Supplied information:

========

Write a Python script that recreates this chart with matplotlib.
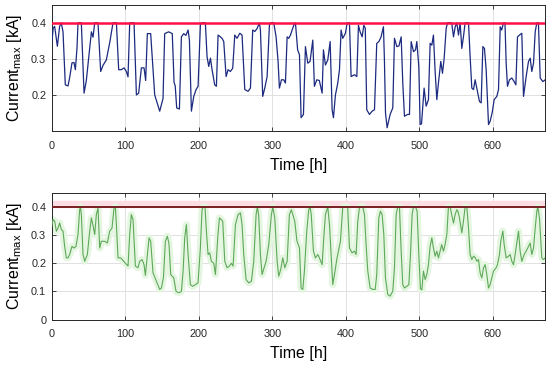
import matplotlib

matplotlib.use("Agg")
import matplotlib.pyplot as plt

# ── Data (hours, kA) ──
LIMIT = 0.4

hours_top = [
    0, 2, 4, 7.7, 10.8, 13, 15.4, 18.5, 22.2, 24.4,
    27.6, 30.3, 32.2, 34.4, 35.8, 40.3, 44, 47.1, 51.7, 54,
    56.2, 58.5, 63, 66.6, 69.8, 74.3, 78.9, 83.4, 88, 91.1,
    94.7, 98.4, 101.5, 103.8, 106.1, 112, 115.2, 118.3, 122, 125.6,
    127.8, 130.1, 134.6, 140.1, 146.9, 151.4, 153.7, 159.1, 164, 166.4,
    168, 170, 173.7, 176.4, 179.6, 182.5, 185.5, 187.3, 190, 193.2,
    196.4, 199.1, 202.2, 203.6, 209, 211.3, 213.6, 215.9, 218.1, 221.7,
    224, 226.3, 229.5, 232, 234, 237.2, 239.9, 243, 246.2, 249,
    252.1, 255.8, 258.9, 262.6, 267.1, 270.3, 273.4, 276.3, 279.3, 282.5,
    283.9, 287, 289.8, 293, 296.1, 298, 302, 305.2, 307.9, 309.7,
    312.5, 315.6, 317.9, 320.2, 322.4, 324.7, 327, 329.2, 331.5, 334.5,
    337, 339.2, 342.4, 345.1, 348.3, 351.4, 355.1, 357.3, 360.5, 364,
    367.8, 369.6, 372.3, 375.5, 378.7, 381.4, 383.2, 385.9, 389.1, 391.4,
    393.6, 395.9, 399.5, 401.3, 402.7, 405, 407.2, 411.8, 415, 417.2,
    419.5, 422.2, 424.5, 426.5, 428.5, 432.2, 435.8, 439, 442.1, 445,
    448, 451.2, 452.5, 454, 456.2, 460.3, 463.9, 466.2, 469.4, 472.3,
    475.3, 477.5, 479.8, 484, 486.6, 488.9, 492.1, 494.8, 496.6, 499.3,
    501.1, 503, 506.5, 509.3, 512.4, 514.7, 517, 519.2, 521.5, 523.8,
    526, 529.2, 531.5, 533.8, 536.5, 538.3, 544, 546.5, 548.8, 551,
    553.3, 555.5, 557.8, 560, 562.3, 566.9, 569.1, 571.4, 573.7, 575.9,
    578.2, 581.8, 584.1, 586.4, 588.6, 590.9, 594.1, 596.3, 599, 601.8,
    605.4, 607.7, 610, 612, 614.5, 616.5, 618.1, 619.9, 622.6, 625.8,
    629, 631.3, 633.5, 636.2, 639.4, 641.7, 645.3, 648.5, 650.8, 653,
    655.3, 657.6, 659.8, 662, 664.4, 668, 671.2,
]
current_top = [
    0.34, 0.385, 0.39, 0.335, 0.39, 0.40, 0.375, 0.228, 0.225, 0.248,
    0.289, 0.29, 0.27, 0.33, 0.40, 0.40, 0.205, 0.24, 0.33, 0.375,
    0.36, 0.40, 0.40, 0.265, 0.282, 0.297, 0.345, 0.40, 0.40, 0.27,
    0.27, 0.275, 0.265, 0.25, 0.40, 0.40, 0.20, 0.205, 0.275, 0.275,
    0.24, 0.37, 0.37, 0.20, 0.155, 0.19, 0.37, 0.375, 0.37, 0.235,
    0.225, 0.164, 0.161, 0.361, 0.37, 0.365, 0.38, 0.352, 0.155, 0.196,
    0.215, 0.224, 0.393, 0.40, 0.40, 0.306, 0.279, 0.302, 0.27, 0.228,
    0.224, 0.366, 0.361, 0.356, 0.348, 0.251, 0.27, 0.265, 0.274, 0.366,
    0.357, 0.371, 0.366, 0.215, 0.21, 0.219, 0.38, 0.376, 0.384, 0.40,
    0.38, 0.196, 0.219, 0.251, 0.393, 0.40, 0.40, 0.361, 0.293, 0.219,
    0.242, 0.242, 0.233, 0.361, 0.357, 0.366, 0.38, 0.393, 0.40, 0.325,
    0.311, 0.137, 0.146, 0.334, 0.288, 0.293, 0.352, 0.224, 0.242, 0.24,
    0.205, 0.325, 0.283, 0.297, 0.348, 0.159, 0.137, 0.20, 0.233, 0.27,
    0.38, 0.357, 0.371, 0.393, 0.40, 0.40, 0.251, 0.256, 0.251, 0.393,
    0.375, 0.361, 0.393, 0.385, 0.159, 0.146, 0.155, 0.159, 0.343, 0.348,
    0.361, 0.389, 0.30, 0.15, 0.109, 0.146, 0.164, 0.357, 0.334, 0.336,
    0.361, 0.233, 0.141, 0.146, 0.146, 0.348, 0.32, 0.325, 0.348, 0.279,
    0.118, 0.12, 0.219, 0.169, 0.187, 0.343, 0.338, 0.366, 0.265, 0.187,
    0.233, 0.293, 0.26, 0.302, 0.384, 0.40, 0.40, 0.361, 0.389, 0.40,
    0.366, 0.40, 0.329, 0.361, 0.40, 0.40, 0.306, 0.219, 0.215, 0.242,
    0.219, 0.182, 0.178, 0.334, 0.329, 0.27, 0.118, 0.127, 0.15, 0.187,
    0.196, 0.215, 0.389, 0.38, 0.40, 0.40, 0.288, 0.224, 0.242, 0.247,
    0.237, 0.228, 0.361, 0.366, 0.371, 0.196, 0.251, 0.293, 0.302, 0.265,
    0.288, 0.375, 0.40, 0.40, 0.247, 0.237, 0.242,
]

hours_bottom = [
    0, 1.8, 4, 6.3, 8.6, 10.8, 13.1, 15.4, 17.6, 19.9,
    22.2, 24.4, 27.6, 30.3, 33, 35.8, 38, 39, 40.3, 42.6,
    44.9, 48.5, 51.7, 54, 56.5, 58.5, 60.7, 63, 65.3, 67.5,
    72.1, 75.7, 78.9, 82, 84.8, 86.6, 88, 90.2, 93.8, 97,
    100.2, 103.8, 106.1, 108.3, 110.6, 113.8, 117.4, 119.7, 122.9, 125.6,
    127.4, 130.1, 132.4, 134.6, 137.8, 142.4, 146.9, 149.2, 152, 154.6,
    157.3, 159.5, 161.9, 166, 169.1, 172.8, 176.4, 178.7, 180.9, 183.2,
    185.5, 188.6, 191.8, 195.4, 199, 202.2, 204.5, 205.9, 208.5, 210.4,
    212.7, 214.9, 217.2, 220.4, 222.7, 225.8, 228.1, 230.8, 232.6, 235.4,
    238.5, 241.7, 244.4, 246.7, 249.9, 253.5, 256.7, 258.9, 261.2, 264.4,
    268, 271.6, 274.8, 278, 279.8, 281.5, 283.9, 286.1, 288.9, 291.6,
    295.2, 298.8, 300.7, 303.4, 306.6, 308.8, 311.5, 314.3, 317, 320.2,
    323.3, 326, 330.6, 333.5, 337, 339.2, 341.5, 343.7, 346.9, 349.6,
    351.4, 353, 356, 358.7, 361.9, 364.1, 367.8, 370, 372.3, 375.5,
    377.8, 380, 382.3, 384.6, 387.7, 390.4, 392.7, 395.9, 402.5, 405,
    408.6, 411.8, 414, 416.3, 418.6, 423.1, 425.4, 427.6, 429.9, 433.1,
    436.7, 440, 442.1, 444.9, 447.1, 449.4, 451.7, 453.9, 457.1, 460.3,
    463.9, 466.2, 468.5, 470.7, 473, 475.3, 477.5, 479.8, 483, 485.7,
    488, 490.2, 492, 494.8, 497, 499.3, 501.5, 503.4, 505.6, 507.9,
    510.2, 512.4, 514.7, 517, 519.2, 521.5, 523.8, 526, 528.3, 530.4,
    532.8, 535, 537.4, 539.6, 541.9, 544, 546.5, 548.7, 551, 552.5,
    554.6, 557.8, 560, 562.3, 564.6, 566.9, 569.1, 571.4, 573.7, 576,
    578.2, 580.5, 582.7, 585, 587.3, 589.5, 591.8, 594.1, 596.3, 598.6,
    600.9, 604.5, 606.3, 609, 610.8, 613.6, 615.4, 618.1, 621.3, 623.5,
    625.8, 628.1, 630.3, 632.6, 634.9, 637.1, 639.4, 642.6, 645.3, 648.5,
    650.8, 653, 655.3, 657.6, 659.8, 661.2, 663.4, 666.6, 668.9, 671.2,
]
current_bottom = [
    0.33, 0.355, 0.35, 0.314, 0.325, 0.343, 0.32, 0.314, 0.26, 0.219,
    0.219, 0.231, 0.26, 0.254, 0.26, 0.302, 0.39, 0.40, 0.375, 0.231,
    0.207, 0.231, 0.314, 0.361, 0.33, 0.302, 0.373, 0.396, 0.254, 0.278,
    0.278, 0.272, 0.314, 0.325, 0.396, 0.40, 0.337, 0.219, 0.219, 0.21,
    0.20, 0.19, 0.302, 0.373, 0.355, 0.19, 0.184, 0.207, 0.213, 0.195,
    0.157, 0.231, 0.29, 0.278, 0.166, 0.136, 0.107, 0.112, 0.15, 0.278,
    0.296, 0.27, 0.16, 0.148, 0.10, 0.095, 0.10, 0.172, 0.29, 0.337,
    0.231, 0.124, 0.118, 0.124, 0.13, 0.254, 0.39, 0.40, 0.40, 0.314,
    0.231, 0.237, 0.207, 0.20, 0.16, 0.29, 0.361, 0.355, 0.349, 0.207,
    0.184, 0.19, 0.20, 0.19, 0.337, 0.373, 0.379, 0.337, 0.231, 0.142,
    0.13, 0.136, 0.207, 0.373, 0.40, 0.37, 0.231, 0.16, 0.184, 0.207,
    0.266, 0.373, 0.40, 0.361, 0.207, 0.154, 0.178, 0.219, 0.184, 0.207,
    0.373, 0.39, 0.349, 0.28, 0.254, 0.112, 0.107, 0.172, 0.314, 0.39,
    0.40, 0.373, 0.243, 0.219, 0.231, 0.219, 0.195, 0.29, 0.373, 0.40,
    0.337, 0.231, 0.124, 0.16, 0.213, 0.249, 0.278, 0.40, 0.40, 0.254,
    0.237, 0.243, 0.231, 0.349, 0.40, 0.40, 0.373, 0.266, 0.172, 0.112,
    0.107, 0.107, 0.16, 0.361, 0.385, 0.373, 0.302, 0.148, 0.089, 0.083,
    0.101, 0.184, 0.373, 0.40, 0.40, 0.243, 0.124, 0.112, 0.118, 0.124,
    0.231, 0.373, 0.40, 0.40, 0.385, 0.231, 0.11, 0.105, 0.172, 0.142,
    0.16, 0.195, 0.26, 0.29, 0.254, 0.225, 0.243, 0.219, 0.243, 0.266,
    0.243, 0.266, 0.302, 0.40, 0.40, 0.373, 0.343, 0.373, 0.39, 0.385,
    0.361, 0.308, 0.349, 0.40, 0.40, 0.325, 0.231, 0.213, 0.225, 0.22,
    0.207, 0.213, 0.166, 0.148, 0.184, 0.195, 0.16, 0.112, 0.124, 0.148,
    0.172, 0.184, 0.195, 0.231, 0.278, 0.314, 0.266, 0.219, 0.225, 0.231,
    0.207, 0.195, 0.231, 0.272, 0.314, 0.243, 0.207, 0.231, 0.243, 0.26,
    0.272, 0.231, 0.254, 0.325, 0.385, 0.40, 0.361, 0.219, 0.213, 0.219,
]

x_ticks = [0, 100, 200, 300, 400, 500, 600]
y_ticks_top = [0.2, 0.3, 0.4]
y_ticks_bottom = [0, 0.1, 0.2, 0.3, 0.4]

assert len(hours_top) == len(current_top)
assert len(hours_bottom) == len(current_bottom)

plt.rcParams["font.family"] = ["Liberation Sans", "DejaVu Sans"]
plt.rcParams["mathtext.fontset"] = "custom"
plt.rcParams["mathtext.rm"] = "Liberation Sans"

fig = plt.figure(figsize=(5.5, 3.66), dpi=100)
ax_top = fig.add_axes([0.094, 0.642, 0.897, 0.345])
ax_bot = fig.add_axes([0.094, 0.127, 0.897, 0.346])

ylabel = r"Current$_{\mathregular{max}}$ [kA]"


def style_axes(ax, yticks, ylim):
    ax.set_xlim(0, 671)
    ax.set_ylim(*ylim)
    ax.set_xticks(x_ticks)
    ax.set_yticks(yticks)
    ax.set_yticklabels([f"{t:g}" for t in yticks])
    ax.grid(True, color="#dcdcdc", linewidth=0.6)
    ax.set_axisbelow(True)
    ax.tick_params(direction="in", length=3, width=0.6, labelsize=7.8,
                   top=True, right=True, colors="#262626")
    ax.tick_params(axis="x", pad=7)
    ax.tick_params(axis="y", pad=4)
    for sp in ax.spines.values():
        sp.set_color("#262626")
        sp.set_linewidth(0.7)
    ax.set_xlabel("Time [h]", fontsize=11.5, labelpad=5)
    ax.set_ylabel(ylabel, fontsize=11.5, labelpad=5)


# Top: blue series with bright red limit
ax_top.plot(hours_top, current_top, color="#1c2a80", linewidth=0.9, zorder=3)
ax_top.axhline(LIMIT, color="#ff1045", linewidth=1.8, zorder=4)
style_axes(ax_top, y_ticks_top, (0.1, 0.45))

# Bottom: green series with dark red limit and pink band
ax_bot.axhspan(LIMIT, LIMIT + 0.02, color="#fbdde3", zorder=1)
ax_bot.plot(hours_bottom, current_bottom, color="#e4f6e0", linewidth=5, zorder=2)
ax_bot.plot(hours_bottom, current_bottom, color="#5ea85a", linewidth=0.8, zorder=3)
ax_bot.axhline(LIMIT, color="#7a1f22", linewidth=1.4, zorder=4)
style_axes(ax_bot, y_ticks_bottom, (0, 0.45))

fig.savefig("out.png", dpi=100)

========

Objective: Please extract exactly the lines of the data, from the first through the line containing "LIMIT = 0.4", and add no pictures to the copy.

Task answer:
Write a Python script that recreates this chart with matplotlib.
import matplotlib

matplotlib.use("Agg")
import matplotlib.pyplot as plt

# ── Data (hours, kA) ──
LIMIT = 0.4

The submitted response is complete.